Director: Akira Kurosawa. Intérpretes: Tatsuya Nakadai, Akira Terao, Jinpachi Nezo, Daisuke Ryu, Nieko Harada, Yoshiko Miyakazi, Takeshi Nomura. Peter. Guión: Akira Kurosawa, Hideo Oguni, Masato Ide. Fotografía: Takeo Saito y Masaharu Beda. Música: Toru Takemitsu. Decorados: Yoshiro Muraki y Shinobu Muraki. Franco-japonesa 1985. Estreno en cines Palacio de la Música, Cid Campeador y California.

El pasado, sin necesidad de flash backs, revive de manera cruel hasta llevar al viejo jefe a la locura. ¿Y qué es la locura para un gobernante?: descubrir que no ocupa lugar o función alguna en la tierra. Se convierte en un individuo errante, un ser al que, desprovisto de sus derechos como líder, nadie quiere alojar. Esta situación la manifiesta, explícitamente, un bufón de naturaleza casi brechtiana, pero también extraído del mundo shakespeariano, que va puntuando la acción de manera complementaria a otros planos o secuencias que también sirven de puntuación, a saber, los pausados planos generales de nubes tormentosas.

A sus 75 años, Akira Kurosawa tiene aún cosas que decir, y lo hace con la ayuda, en otras ocasiones recabada -Trono de sangre-, de Shakespeare. Pero no se trata de una versión moderna del drama -eso es lo que hizo el también grande Kosintzev en una película que, para vergüenza de distribuidores, aún permanece sin estrenar- sino de forma mucho más libre, a la manera de esas formidables Campanadas a medianoche, en las que se resumía toda una manera de pensar. Por ejemplo, Kurosawa toma prestado de Macbeth el personaje de Kaede, pero también vampiriza al Tolstoi de Guerra y paz en la secuencia en que Hidetora, creyéndose ya en la tumba, contempla el cielo. El espíritu es libre y sopla donde quiere.

El feudalismo nipón

Es muy difícil expresar por escrito las sensaciones que se vehiculan a través de otro lenguaje. El peligro estriba en disecar una obra viva, reducir a una única interpretación o sentimiento lo que está abierto a otras posibilidades. ¿Cómo hablar de la belleza de las batallas de Ran, que nada tienen que ver con las apabullantes y a veces hermosas demostraciones de realismo del cine estadounidense?Aquí la sangre y la muerte están tratadas de otra manera. No es lo mismo el suicidio para un estoico que para un cristiano, y aún menos para un samurai japonés que descubre, aterrorizado, que el destino lo ha privado de la espada que podría devolverle a la dignidad del orden establecido. Pero eso es lo que le sucede a Hidetora, que a fuerza de errar, de andar por desiertos y terrenos que no son de nadie, también ha quedado desarmado.

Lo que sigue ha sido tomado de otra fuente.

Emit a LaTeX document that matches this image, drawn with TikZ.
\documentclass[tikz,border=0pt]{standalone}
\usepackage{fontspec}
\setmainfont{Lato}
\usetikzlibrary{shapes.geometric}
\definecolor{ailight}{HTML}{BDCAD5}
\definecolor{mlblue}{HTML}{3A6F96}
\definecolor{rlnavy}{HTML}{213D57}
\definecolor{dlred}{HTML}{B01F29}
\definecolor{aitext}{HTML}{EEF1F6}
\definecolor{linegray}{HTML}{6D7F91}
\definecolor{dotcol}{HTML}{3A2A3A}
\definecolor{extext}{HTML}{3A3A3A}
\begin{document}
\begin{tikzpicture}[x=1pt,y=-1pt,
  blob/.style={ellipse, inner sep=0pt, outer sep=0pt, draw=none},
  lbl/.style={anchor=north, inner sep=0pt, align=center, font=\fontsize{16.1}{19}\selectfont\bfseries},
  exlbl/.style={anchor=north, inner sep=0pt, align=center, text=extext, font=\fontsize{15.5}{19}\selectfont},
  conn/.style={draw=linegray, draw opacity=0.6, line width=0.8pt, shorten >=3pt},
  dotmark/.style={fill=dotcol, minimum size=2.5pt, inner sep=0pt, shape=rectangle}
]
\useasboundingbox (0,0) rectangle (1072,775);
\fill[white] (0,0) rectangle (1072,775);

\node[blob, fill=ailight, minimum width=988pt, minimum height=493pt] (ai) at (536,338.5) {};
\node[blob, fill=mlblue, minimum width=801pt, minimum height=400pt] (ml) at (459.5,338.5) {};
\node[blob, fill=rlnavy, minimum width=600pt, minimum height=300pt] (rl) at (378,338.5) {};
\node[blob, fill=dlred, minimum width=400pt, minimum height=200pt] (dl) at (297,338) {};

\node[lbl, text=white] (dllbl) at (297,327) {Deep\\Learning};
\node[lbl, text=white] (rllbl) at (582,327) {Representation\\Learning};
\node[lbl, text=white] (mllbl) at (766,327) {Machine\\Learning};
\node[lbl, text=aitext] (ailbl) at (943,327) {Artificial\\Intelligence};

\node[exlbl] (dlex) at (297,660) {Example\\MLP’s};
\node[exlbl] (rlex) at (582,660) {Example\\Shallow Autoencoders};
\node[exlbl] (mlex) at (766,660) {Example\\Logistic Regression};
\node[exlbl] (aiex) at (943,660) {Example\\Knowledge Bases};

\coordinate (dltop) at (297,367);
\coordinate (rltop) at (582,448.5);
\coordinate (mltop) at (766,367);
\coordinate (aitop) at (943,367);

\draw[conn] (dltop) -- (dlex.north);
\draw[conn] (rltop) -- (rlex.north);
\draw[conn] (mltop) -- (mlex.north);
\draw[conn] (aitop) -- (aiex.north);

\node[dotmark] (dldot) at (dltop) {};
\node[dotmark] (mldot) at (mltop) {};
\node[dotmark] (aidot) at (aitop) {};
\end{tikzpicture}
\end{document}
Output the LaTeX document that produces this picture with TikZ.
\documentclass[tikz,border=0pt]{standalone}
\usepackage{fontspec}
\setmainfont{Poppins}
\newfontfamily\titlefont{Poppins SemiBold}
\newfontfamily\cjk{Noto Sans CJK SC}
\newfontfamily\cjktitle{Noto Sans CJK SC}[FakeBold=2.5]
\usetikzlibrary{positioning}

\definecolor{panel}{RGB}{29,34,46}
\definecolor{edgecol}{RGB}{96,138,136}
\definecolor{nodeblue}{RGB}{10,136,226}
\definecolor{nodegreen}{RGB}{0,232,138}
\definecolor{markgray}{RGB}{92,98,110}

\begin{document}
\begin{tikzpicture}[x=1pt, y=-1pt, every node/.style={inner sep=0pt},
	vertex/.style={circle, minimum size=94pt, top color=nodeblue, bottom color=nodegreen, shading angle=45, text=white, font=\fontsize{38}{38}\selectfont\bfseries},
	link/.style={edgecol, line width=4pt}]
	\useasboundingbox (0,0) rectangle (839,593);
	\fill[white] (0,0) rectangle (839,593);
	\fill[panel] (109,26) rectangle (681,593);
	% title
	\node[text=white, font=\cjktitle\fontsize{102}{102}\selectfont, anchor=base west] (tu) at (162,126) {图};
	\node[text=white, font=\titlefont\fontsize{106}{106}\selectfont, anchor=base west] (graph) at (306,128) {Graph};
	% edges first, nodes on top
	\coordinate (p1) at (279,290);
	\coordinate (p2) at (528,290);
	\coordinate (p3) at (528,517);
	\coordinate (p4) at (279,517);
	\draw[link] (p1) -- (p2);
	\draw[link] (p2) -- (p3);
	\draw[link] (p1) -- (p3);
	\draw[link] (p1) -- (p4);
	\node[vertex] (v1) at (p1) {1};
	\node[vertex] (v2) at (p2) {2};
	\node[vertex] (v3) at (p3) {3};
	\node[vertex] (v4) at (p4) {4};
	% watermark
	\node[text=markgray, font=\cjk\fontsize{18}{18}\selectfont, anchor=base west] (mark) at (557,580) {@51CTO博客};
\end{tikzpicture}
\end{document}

Ran es, a pesar de un doblaje de juzgado de guardia, la obra maestra de un maestro que no teme hablar directamente de lo que es la vida y que reconsidera en este filme una buena parte de sus aproximaciones al feudalismo nipón. De ahí el personaje del ciego Tsurumaru con el que se cierra Ran.

El John Ford de los años cincuenta y sesenta se lanzó a reescribir la historia del western desde una perspectiva distinta, que no negaba la épica pero que la situaba dentro de un contexto trágico, casi criminal: un Kurosawa de 75 años que sabe del fracaso de Dodeskaden, del optimismo individual de Dersu Urzala y de la ironía de Kagemusha, tenía que desembocar en Ran. Lo que ya no era previsible es que su trabajo fuera tan hermoso, valiente y emocionante. La proyección a la que asistí, un domingo por la tarde, acabó con una pequeña ovación, algo que parece reservado para los festivales y para sesiones que no vayan precedidas de espantosos documentales y retahílas de anuncios que, para su desgracia, ni tan sólo son otros que los que embadurnan las películas de la pequeña pantalla. Si Ran sobrevivió a la dura prueba a la que la someten los exhibidores es porque sus méritos no son esos que los críticos aprovechamos para pequeños ejercicios literarios.